Defendant contends that the habitual counts should have been dismissed because the enumeration of his prior felony convictions in the information did not properly allege convictions and judgments. We are not persuaded.
Section 16-13-101(2), C.R.S. (1994 Cum. Supp.) provides that the convictions and judgments which form the basis of punishment as an habitual criminal "shall be set forth in apt words in the indictment or information." Section 16-13-103(2), C.R.S. (1986 Repl. Vol. 8A) further provides that the information shall identify by separate counts each alleged former conviction and shall allege that the defendant was convicted of a specific felony.

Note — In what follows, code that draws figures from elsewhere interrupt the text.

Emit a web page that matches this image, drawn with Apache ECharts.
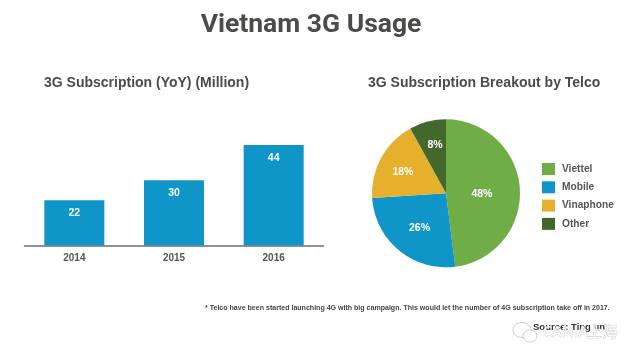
<!DOCTYPE html>
<html>
<head>
<meta charset="utf-8">
<style>html,body{margin:0;padding:0;background:#fff}#c{width:640px;height:358px}</style>
<script src="https://cdn.jsdelivr.net/npm/echarts@6/dist/echarts.min.js"></script>
</head>
<body>
<div id="c"></div>
<script>
var years = ['2014', '2015', '2016'];
var subscriptions = [22, 30, 44];
var telcos = ['Viettel', 'Mobile', 'Vinaphone', 'Other'];
var shares = [48, 26, 18, 8];
var telcoColors = ['#70ad47', '#0f95c8', '#e5b02c', '#43682b'];
var mainTitle = 'Vietnam 3G Usage';
var leftTitle = '3G Subscription (YoY) (Million)';
var rightTitle = '3G Subscription Breakout by Telco';
var footnote = '* Telco have been started launching 4G with big campaign. This would let the number of 4G subscription take off in 2017.';
var sourceText = 'Source: Ting un';
var watermark = 'CAMIA上海';
var pieLabelShift = [[-4, 3], [-1, 4], [-8, -2], [-1, -9]];

var ink = '#4b4b49';
var font = 'Roboto, "Liberation Sans", sans-serif';
var arial = '"Liberation Sans", sans-serif';
var chart = echarts.init(document.getElementById('c'), null, {renderer: 'canvas'});
chart.setOption({
  animation: false,
  backgroundColor: '#fff',
  title: [
    {text: mainTitle, left: 311, top: 12, padding: 0, textAlign: 'center',
     textStyle: {fontFamily: font, fontSize: 26.5, fontWeight: 'bold', color: ink}},
    {text: leftTitle, left: 44, top: 76, padding: 0,
     textStyle: {fontFamily: arial, fontSize: 14, fontWeight: 'bold', color: ink}},
    {text: rightTitle, left: 368, top: 76.5, padding: 0,
     textStyle: {fontFamily: arial, fontSize: 14, fontWeight: 'bold', color: ink}},
    {text: footnote, left: 205, top: 305, padding: 0,
     textStyle: {fontFamily: arial, fontSize: 7.05, fontWeight: 'bold', color: '#444'}},
    {text: sourceText, left: 533, top: 322, padding: 0,
     textStyle: {fontFamily: arial, fontSize: 9.5, fontWeight: 'bold', color: '#333'}},
    {text: watermark, left: 543, top: 324, padding: 0,
     textStyle: {fontFamily: '"Noto Sans CJK SC", sans-serif', fontSize: 15, fontWeight: 'normal', color: 'rgba(255,255,255,0.85)', textBorderColor: '#bbb', textBorderWidth: 0.6}}
  ],
  grid: {left: 24.5, width: 299, top: 145, height: 100.5},
  xAxis: {
    type: 'category', data: years,
    axisTick: {show: false},
    axisLine: {lineStyle: {color: '#6e6e6e', width: 1.5}},
    axisLabel: {fontFamily: arial, fontSize: 10, fontWeight: 'bold', color: '#555', margin: 8}
  },
  yAxis: {type: 'value', min: 4, max: 44, show: false, splitLine: {show: false}},
  legend: {
    orient: 'vertical', left: 542, top: 163, padding: 0, itemWidth: 13, itemHeight: 12, itemGap: 6.3,
    icon: 'rect', data: telcos,
    textStyle: {fontFamily: arial, fontSize: 10.2, fontWeight: 'bold', color: '#555', padding: [0, 0, 0, 2]}
  },
  series: [
    {type: 'bar', data: subscriptions, barWidth: 60, itemStyle: {color: '#0f95c8'},
     label: {show: true, position: 'insideTop', distance: 7.5, fontFamily: arial, fontSize: 10.5, fontWeight: 'bold', color: '#fff'}},
    {type: 'pie', center: [446, 193.3], radius: 74, startAngle: 90, clockwise: true,
     data: telcos.map(function (n, i) { return {name: n, value: shares[i], itemStyle: {color: telcoColors[i]}}; }),
     label: {show: true, position: 'inside', formatter: '{c}%', fontFamily: arial, fontSize: 10.5, fontWeight: 'bold', color: '#fff'},
     labelLine: {show: false},
     labelLayout: function (p) { return {dx: pieLabelShift[p.dataIndex][0], dy: pieLabelShift[p.dataIndex][1]}; }}
  ],
  graphic: [
    {type: 'ellipse', shape: {cx: 522, cy: 330, rx: 9, ry: 7.5}, style: {fill: '#fff', stroke: '#ccc', lineWidth: 1}},
    {type: 'ellipse', shape: {cx: 530, cy: 336, rx: 7, ry: 6}, style: {fill: '#fff', stroke: '#ccc', lineWidth: 1}}
  ]
});
</script>
</body>
</html>
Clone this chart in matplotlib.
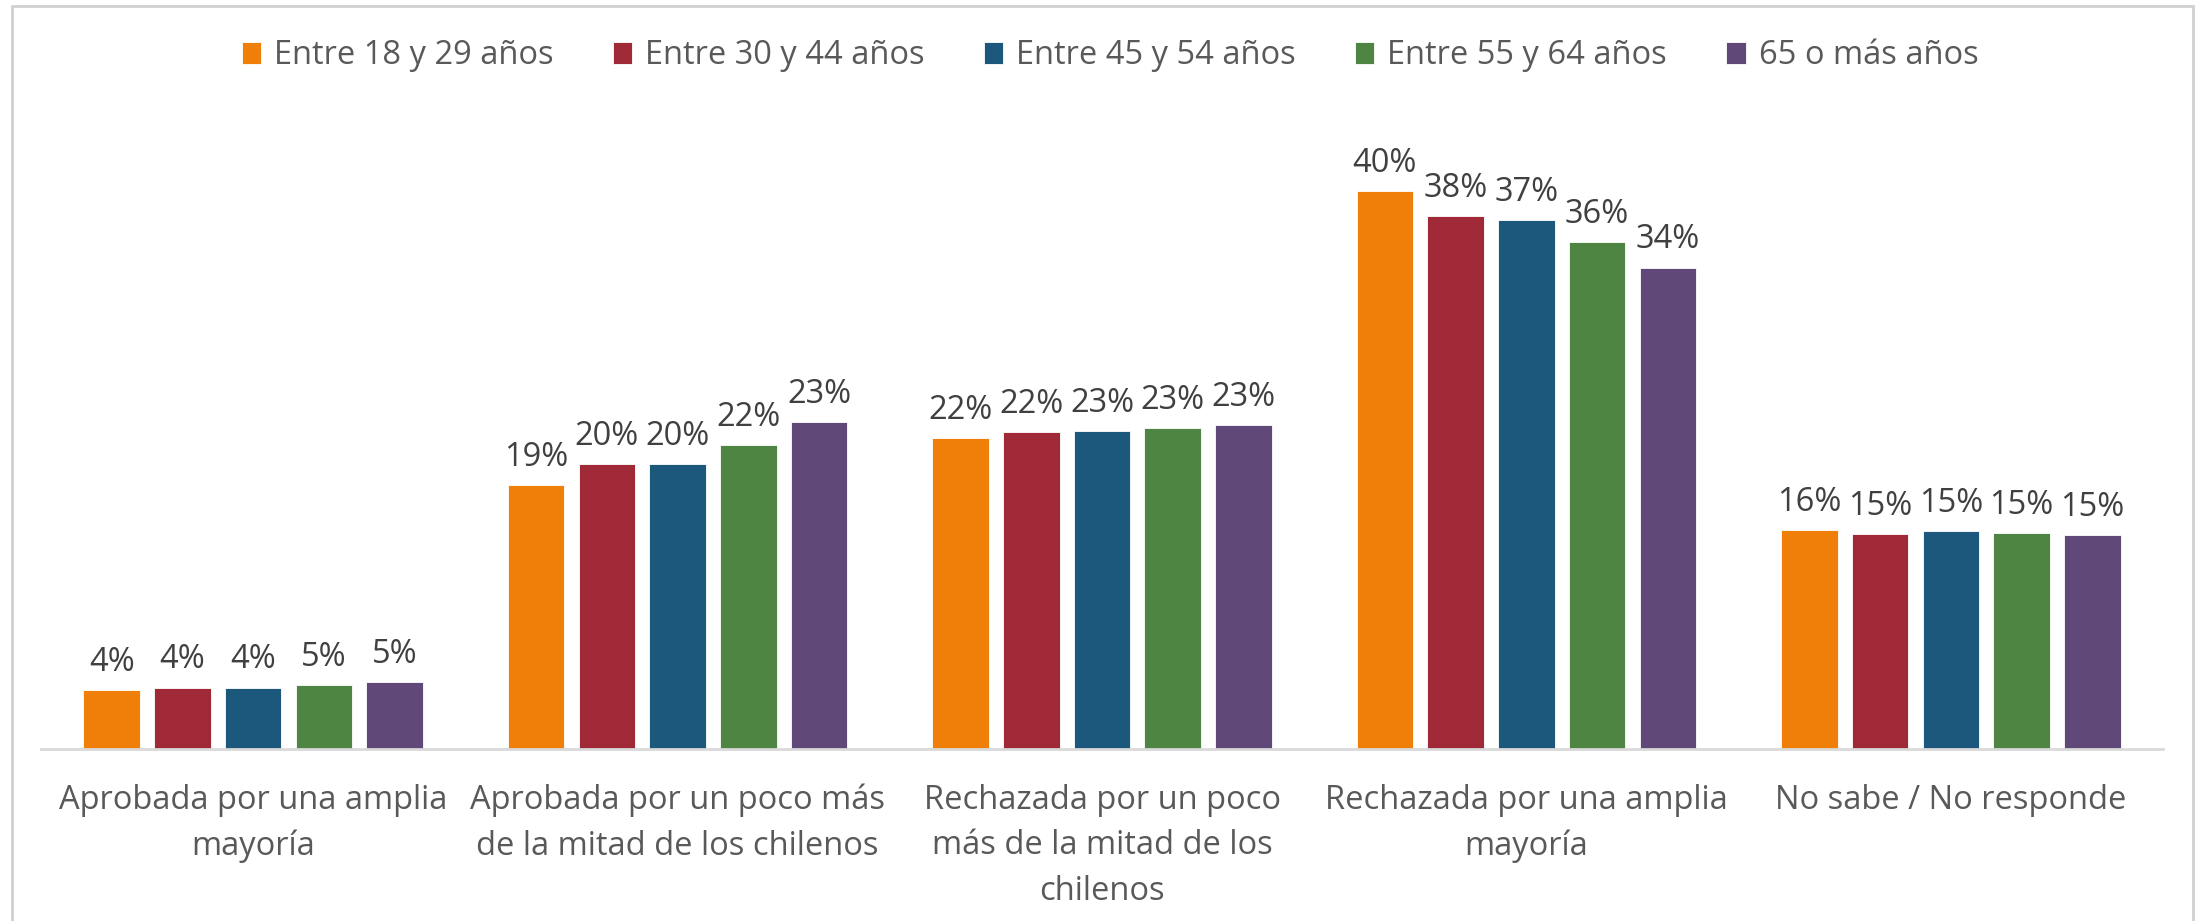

Here, the information itemized defendant's four prior felonies and recited that he had pled guilty or nolo contendere to and been sentenced for each. Though the words "conviction" and "judgment" do not appear in the information, the wording properly put defendant on notice of the essential elements for habitual criminal sentencing so that he could adequately defend himself. The trial court therefore did not err is refusing defendant's motion to dismiss the habitual counts on this basis. See Cervantes v. People, 715 P.2d 783 (Colo. 1986).
V.
Defendant's next argument is that the trial court erred in finding that § 16-5-402(1), C.R.S. (1986 Repl. Vol. 8A) barred as untimely any collateral attack on his prior felony convictions. We disagree.
Section 16-5-402(1) imposes a three-year time limitation on collateral attacks on the validity of felony convictions, other than class 1 felonies. The only exceptions are enumerated in § 16-5-402(2), C.R.S. (1986 Repl. Vol. 8A) and include justifiable excuse or excusable neglect.
Defendant asserts that this case should be remanded for application of the "correct standard" under People v. Wiedemer, 852 P.2d 424 (Colo. 1993). Defendant apparently relies on the exception to the time bar for justifiable excuse or excusable neglect. However, defendant failed to argue at trial that this or any of the other statutory exceptions to the time bar was applicable. We therefore will not consider this issue for the first time on appeal. See People v. Mershon, 874 P.2d 1025 (Colo. 1994).
Defendant also contends that the statutory time limitation on collateral attacks is a violation of his constitutional rights to due process and equal protection. This argument was conclusively disposed of by our supreme court in People v. Wiedemer, supra.
Judgment affirmed.
JUDGE RULAND and JUDGE TAUBMAN concur.